I recall a conversation with my colleague regarding casteist practices in their community. During the course of conversation, I learned that he is planning to attend a business meetup that weekend but he explained that I cannot attend it or be a part of their WhatsApp group as I am not from the same community. He further elaborated that they all worship the same God and marry within the community and ostracize anybody that defies and marries outside their community.
Madhivanan Durai, Dallas,TX
Math/Science Olympiads are Not for so-called Lower Castes
When I went to Cupertino schools to inquire about Math and Science Olympiad teams, I found that most of these were dominated by brahmins. These brahmins are well-established, have close rapport with teachers and run the show disguised as volunteers. They do not allow 'others' i.e. non-brahmins proper access to the resources like practice kits and practice tests.
They strategically form teams where events requiring more work are assigned to non-brahmins whereas they become part of events that do not require much work. They also place their kids in teams that have previously won or scored well in competitions. Some of them also practice Hindu ritual ways of thanking the teacher after school hours 'unofficially' and off the record.

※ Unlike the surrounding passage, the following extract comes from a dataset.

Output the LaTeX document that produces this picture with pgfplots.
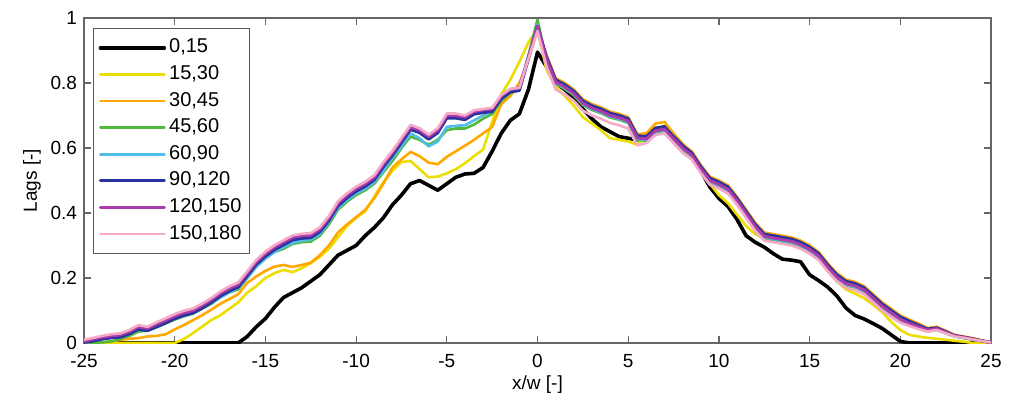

B Jayakumar, Cupertino, CA.
Casteism is even more traumatic when practiced casually with no acknowledgement of its violence
My wife and I experienced this trauma on many occasions. Once, we were in a social party in Houston where we met a couple that were recent acquaintances of ours. They spoke the same Indian language and were from the same Indian state. Suddenly, the lady of the couple asked my wife 'what is your caste'. We had to tell them. Since then they slowly withdrew from us. It is painful to face discrimination by caste.
On another occasion, we had a different kind of encounter: A mangal sutra is worn by married Hindu women in India, and after seeing ours, a lady told us that this kinda design will be put on only by lower caste women in India. This was very hurtful.
I have heard Indian folks working in the USA speak very poorly about so-called ""lower castes"". Sometimes it is very scary to express your identity during such conversations and talk against them."
A Marimuthu, Houston, TX.
Separation in the residential community
We, 3-4 Indian families, lived in the same condominium community. One family lives beside my house, the second family lives opposite my house and the third family lives 2 blocks away. When we initially moved here, we visited each one's house in the first month with some sweets (as a friendly gesture in the Indian tradition), introduced ourselves, discussed their kids' names and ours. Our kids' names are Christian names and only later did we realize that they recognized our caste from our kids' names. They were quite normal at that point of time, and then we also invited them to visit our home to get to know each other better.
It's been almost 2 years since then, and no one has visited us yet, so sad. The other three families get together frequently, go out for family picnics, and even for new year parties. We were never invited and excluded somehow. We learn about their parties and status etc., only through social media.
J Alex, Chicago, IL.
Music is for the so-called Upper Caste!
When I took my daughter to music class, the teacher explained that only certain sects of people have the ability to learn master music and then proceeded to inquire about our caste.